The British government has failed to condemn China for breaking its promise of greater democracy in Hong Kong.
If you were told the Chinese government — an unelected, one-party state — will decide who you can vote for, what would your response be? Not only would you likely object, you would expect others, especially democracies, to loudly condemn the idea. But Britain has done just the opposite to the people of Hong Kong, when it failed to call China out for breaking its promise of greater democracy for the island territory.
In a September 4 statement, Britain “welcome[d]” China’s commitment to universal suffrage, and merely noted that the restrictions imposed by Beijing on candidate nominations in Hong Kong — which profoundly undermine whether elections are democratic — will “disappoint” some. If, as the United Kingdom claimed, “the important thing is that the people of Hong Kong have a genuine choice,” it ought to have unequivocally condemned Beijing’s strategy.
On August 31, China’s legislature laid down a strict process for Hong Kong’s top office, ruling out open nominations. Under this system, only those favored by Beijing can be chosen as candidates for Hong Kong’s top office. The move shatters the dream of democracy for most people in Hong Kong, who have long shown their strong desire for the right to choose their own leader. These views have been made abundantly clear in public opinion polls and annual pro-democracy demonstrations; this year, half a million people took to the streets.
The British government appears to have forgotten about the 1984 Sino-British Joint Declaration, an international treaty. Under that binding agreement between the UK and China that set out the terms of Hong Kong’s return to Chinese sovereignty, the territory is promised a “high degree of autonomy,” and that the Hong Kong government can decide all policies on its own except foreign affairs and defense. Yet the September 4 British statement made no reference at all to Beijing’s violations of that agreement. Nor did the UK raise concerns in June when Beijing issued a “white paper” asserting that China has “overall jurisdiction” over the territory, and that Hong Kong’s level of autonomy is dependent on Beijing’s wishes.
Both developments created an immediate uproar from people in Hong Kong. But although Chinese Premier Li Keqiang visited the UK shortly after the “white paper” was released, British Prime Minister David Cameron did not publicly raise the issue of Hong Kong with Li, nor did he protest in any visible way the flagrant breach of a bilateral treaty.
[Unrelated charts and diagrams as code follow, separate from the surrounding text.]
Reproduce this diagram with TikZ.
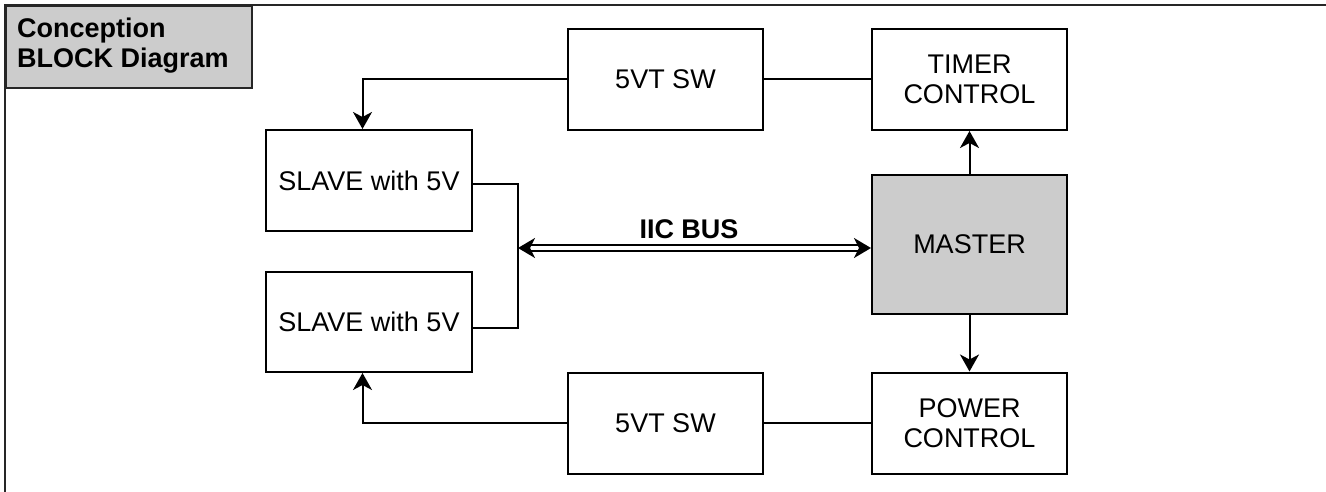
\documentclass[tikz,border=0pt]{standalone}
\usepackage{fontspec}
\setmainfont{Liberation Sans}
\usetikzlibrary{arrows.meta,calc}
\definecolor{boxgray}{HTML}{CCCCCC}
\begin{document}
\begin{tikzpicture}[x=1pt,y=-1pt,
  every node/.style={font=\fontsize{27}{30}\selectfont},
  blk/.style={draw=black,line width=2pt,fill=white,align=center,minimum width=195pt,minimum height=101pt,inner sep=0pt},
  conn/.style={draw=black,line width=2pt},
  arr/.style={conn,-{Stealth[length=17pt,width=19pt,inset=5pt]}},
  bus/.style={draw=black,line width=2pt,double=white,double distance=4pt,
    {Stealth[length=17pt,width=20pt,inset=5pt]}-{Stealth[length=17pt,width=20pt,inset=5pt]}}
]
\useasboundingbox (0,0) rectangle (1326,492);
% frame
\draw[line width=2pt,draw=black!85] (5,492) -- (5,5) -- (1326,5);
\node[draw=black!85,line width=2pt,fill=boxgray,minimum width=246pt,minimum height=82pt,inner sep=0pt,anchor=north west] (title) at (5,5) {};
\node[anchor=west,align=left,inner sep=0pt,font=\fontsize{27}{30}\selectfont\bfseries] (titletext) at (17,46) {Conception\\BLOCK Diagram};
% blocks
\node[blk] (sw1) at (665.5,79.5) {5VT SW};
\node[blk] (timer) at (969.5,79.5) {TIMER\\CONTROL};
\node[blk,fill=boxgray,minimum height=139pt] (master) at (969.5,244.5) {MASTER};
\node[blk] (power) at (969.5,423) {POWER\\CONTROL};
\node[blk] (sw2) at (665.5,423) {5VT SW};
\node[blk,minimum width=206pt] (slave1) at (369,180.5) {SLAVE with 5V};
\node[blk,minimum width=206pt,minimum height=100pt] (slave2) at (369,322) {SLAVE with 5V};
% connectors
\draw[conn] (sw1) -- (timer);
\draw[conn] (sw2) -- (power);
\draw[arr] (master) -- (timer);
\draw[arr] (master) -- (power);
\draw[arr] (sw1.west) -| ([xshift=-6.5pt]slave1.north);
\draw[arr] (sw2.west) -| ([xshift=-6.5pt]slave2.south);
\coordinate (j1) at (518,184);
\coordinate (j2) at (518,328);
\draw[conn] (slave1.east |- j1) -- (j1) -- (j2) -- (slave2.east |- j2);
\coordinate (busL) at (518,248);
\draw[bus] (busL) -- (master.west |- busL);
\node[font=\fontsize{27}{30}\selectfont\bfseries] (buslabel) at (689,229) {IIC BUS};
\end{tikzpicture}
\end{document}
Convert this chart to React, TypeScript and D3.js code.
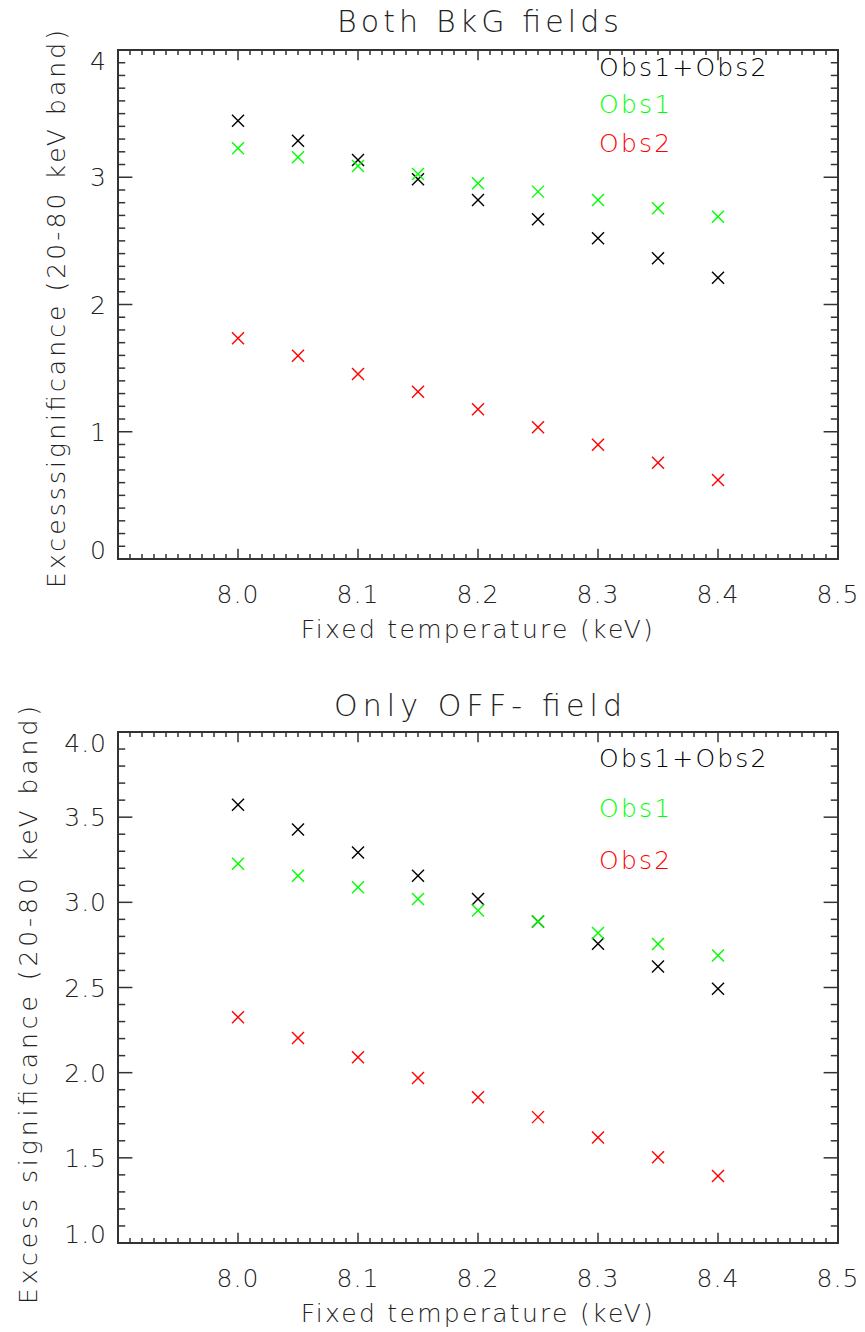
import React from "react";
import * as d3 from "d3";

// Fixed temperatures (keV)
const temps = [8.0, 8.05, 8.1, 8.15, 8.2, 8.25, 8.3, 8.35, 8.4];

// Panel 1: both background fields
const bothSum = [3.444, 3.287, 3.136, 2.984, 2.821, 2.67, 2.52, 2.363, 2.211];
const bothObs1 = [3.227, 3.157, 3.088, 3.026, 2.952, 2.887, 2.821, 2.756, 2.69];
const bothObs2 = [1.734, 1.598, 1.454, 1.315, 1.176, 1.035, 0.898, 0.757, 0.621];

// Panel 2: only OFF- field
const offSum = [3.573, 3.427, 3.293, 3.156, 3.019, 2.888, 2.757, 2.623, 2.492];
const offObs1 = [3.227, 3.156, 3.088, 3.019, 2.952, 2.888, 2.82, 2.755, 2.688];
const offObs2 = [2.326, 2.203, 2.091, 1.968, 1.856, 1.739, 1.619, 1.504, 1.394];

const seriesNames = ["Obs1+Obs2", "Obs1", "Obs2"];
const seriesColors = ["#000000", "#00ff00", "#ff0000"];

const xTicks = [8.0, 8.1, 8.2, 8.3, 8.4, 8.5];
const topYTicks = [0, 1, 2, 3, 4];
const botYTicks = [1.0, 1.5, 2.0, 2.5, 3.0, 3.5, 4.0];

const FONT = "'DejaVu Sans', sans-serif";
const AXIS = "#333";
const TXT = "#222";

interface PanelProps {
  top: number;
  bottom: number;
  title: string;
  titleY: number;
  titleLen: number;
  yTitle: string;
  yTitleX: number;
  yTitleY: number;
  yTitleLen: number;
  yDomain: [number, number];
  yTicks: number[];
  yMinor: number;
  yFmt: (v: number) => string;
  series: number[][];
  legendY: number[];
}

function Panel(p: PanelProps) {
  const left = 118;
  const right = 838;
  const x = d3.scaleLinear().domain([7.9, 8.5]).range([left, right]);
  const y = d3.scaleLinear().domain(p.yDomain).range([p.bottom, p.top]);
  const h = p.bottom - p.top;
  const w = right - left;
  const xMajLen = 0.02 * h;
  const yMajLen = 0.02 * w;

  const xMinor = d3.range(7.9, 8.5 + 1e-9, 0.01);
  const yMinorTicks = d3.range(p.yDomain[0], p.yDomain[1] + 1e-9, p.yMinor);
  const isMajor = (v: number, arr: number[]) => arr.some((t) => Math.abs(t - v) < 1e-6);
  const xMaj = d3.range(7.9, 8.5 + 1e-9, 0.1);

  const ms = 6;
  const cx = (left + right) / 2;

  return (
    <g>
      <text x={cx} y={p.titleY} textAnchor="middle" fontFamily={FONT} fontWeight={200}
        fontSize={30} textLength={p.titleLen} lengthAdjust="spacing" fill={TXT}>{p.title}</text>

      {/* frame */}
      <rect x={left} y={p.top} width={w} height={h} fill="none" stroke={AXIS} strokeWidth={2} />

      {/* x ticks bottom + top */}
      {xMinor.map((v, i) => {
        const len = isMajor(v, xMaj) ? xMajLen : xMajLen / 2;
        const px = x(v);
        return (
          <g key={"xt" + i} stroke={AXIS} strokeWidth={1.5}>
            <line x1={px} x2={px} y1={p.bottom} y2={p.bottom - len} />
            <line x1={px} x2={px} y1={p.top} y2={p.top + len} />
          </g>
        );
      })}
      {/* y ticks left + right */}
      {yMinorTicks.map((v, i) => {
        const len = isMajor(v, p.yTicks) ? yMajLen : yMajLen / 2;
        const py = y(v);
        return (
          <g key={"yt" + i} stroke={AXIS} strokeWidth={1.5}>
            <line x1={left} x2={left + len} y1={py} y2={py} />
            <line x1={right} x2={right - len} y1={py} y2={py} />
          </g>
        );
      })}

      {/* x tick labels */}
      {xTicks.map((v) => (
        <text key={"xl" + v} x={x(v)} y={p.bottom + 44} textAnchor="middle" fontFamily={FONT}
          fontWeight={200} fontSize={25} letterSpacing={1} fill={TXT}>{v.toFixed(1)}</text>
      ))}
      <text x={cx} y={p.bottom + 79} textAnchor="middle" fontFamily={FONT} fontWeight={200}
        fontSize={25} letterSpacing={2.3} fill={TXT}>Fixed temperature (keV)</text>

      {/* y tick labels */}
      {p.yTicks.map((v, i) => {
        const off = i === 0 ? 0 : i === p.yTicks.length - 1 ? 20 : 9;
        return (
          <text key={"yl" + v} x={107} y={y(v) + off} textAnchor="end" fontFamily={FONT}
            fontWeight={200} fontSize={25} letterSpacing={1} fill={TXT}>{p.yFmt(v)}</text>
        );
      })}
      <text transform={`translate(${p.yTitleX},${p.yTitleY}) rotate(-90)`} textAnchor="middle"
        fontFamily={FONT} fontWeight={200} fontSize={25} textLength={p.yTitleLen}
        lengthAdjust="spacing" fill={TXT}>{p.yTitle}</text>

      {/* data */}
      {p.series.map((vals, si) => (
        <g key={"s" + si} stroke={seriesColors[si]} strokeWidth={1.4}>
          {vals.map((v, i) => {
            const px = x(temps[i]);
            const py = y(v);
            return (
              <g key={i}>
                <line x1={px - ms} y1={py - ms} x2={px + ms} y2={py + ms} />
                <line x1={px - ms} y1={py + ms} x2={px + ms} y2={py - ms} />
              </g>
            );
          })}
        </g>
      ))}

      {/* legend */}
      {seriesNames.map((n, i) => (
        <text key={"lg" + i} x={599} y={p.legendY[i]} fontFamily={FONT} fontWeight={200}
          fontSize={25} letterSpacing={2.2} fill={seriesColors[i]}>{n}</text>
      ))}
    </g>
  );
}

export default function App() {
  return (
    <svg width={865} height={1332} style={{ position: "absolute", left: 0, top: 0, background: "#fff" }}>
      <rect width={865} height={1332} fill="#fff" />
      <Panel
        top={50}
        bottom={559}
        title="Both BkG fields"
        titleY={32}
        titleLen={282}
        yTitle="Excesssignificance (20-80 keV band)"
        yTitleX={65}
        yTitleY={309}
        yTitleLen={558}
        yDomain={[0, 4]}
        yTicks={topYTicks}
        yMinor={0.1}
        yFmt={(v) => d3.format("d")(v)}
        series={[bothSum, bothObs1, bothObs2]}
        legendY={[76, 113, 152]}
      />
      <Panel
        top={732}
        bottom={1243}
        title="Only OFF- field"
        titleY={716}
        titleLen={288}
        yTitle="Excess significance (20-80 keV band)"
        yTitleX={37}
        yTitleY={1005}
        yTitleLen={598}
        yDomain={[1, 4]}
        yTicks={botYTicks}
        yMinor={0.1}
        yFmt={(v) => v.toFixed(1)}
        series={[offSum, offObs1, offObs2]}
        legendY={[767, 817, 869]}
      />
    </svg>
  );
}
This most recent betrayal of Hong Kong is not an isolated incident. Despite the initial assertion of Cameron’s coalition government in 2010 that it would “stand … firm on human rights in all our bilateral relationships” with China while seeking closer ties, the UK seems to have opted to raise issues only behind closed doors — if at all. The British government, unlike others, chose not to visibly commemorate the 25th anniversary of the Tiananmen Massacre. The UK has been inconsistent in its position toward meeting the Dalai Lama since Gordon Brown’s tenure. And it wasn’t until the waning years of British rule of Hong Kong that limited voting rights were granted.
Such appeasement of China over Hong Kong’s rights is implicitly and sometimes explicitly presented by British officials as necessary for better trade relations. Cameron said, during his visit to China in 2013, that the two countries should deepen “mutual respect and understanding” in order to “remove barriers to trade and investment and partnership between our two countries.”
There is nothing wrong about deepening mutual respect, trade and investment. But a shocking failure to defend basic rights for Hong Kong’s 7 million people has been interpreted by the Chinese government as weakness. One wonders what diktats Beijing issues to London on trade, security or major international issues, or whether London recognizes how its diplomatic, economic and strategic interests are threatened by Beijing’s disdain for human rights.
An immediate concern for the UK ought to be its ability to advocate for fair trials for its citizens detained in China’s Kafkaesque judicial system. In 2009, British citizen Akmal Shaikh was executed after being convicted on drug smuggling charges, despite more than two dozen interventions by the British government arguing that his bipolar disorder warranted a forensic examination that might have exempted him from criminal responsibility under Chinese law. In August 2014, British national Peter Humphrey, who ran a well-known due diligence consultancy, was sentenced to more than two years in prison for “illegally obtaining private personal information.” Humphrey had been forced to confess on national television, and was initially denied the right to have family members and consular officials attend his trial.
Prior to Hong Kong’s return to Chinese sovereignty, many warned about the slow erosion of Hong Kong’s civil liberties, although Britain often failed to sound the alarm.
But “welcoming” Beijing’s decision is a bridge too far, and one that no self-respecting citizen of a democracy should cross. In a March 2013 interview, Chancellor George Osborne said he wanted China to “look to the UK as a home you can base some of your activities in.” Does that mean he would welcome the Chinese Communist Party to dictate who he can vote for? Most probably not.
Sophie Richardson is the China Director at Human Rights Watch.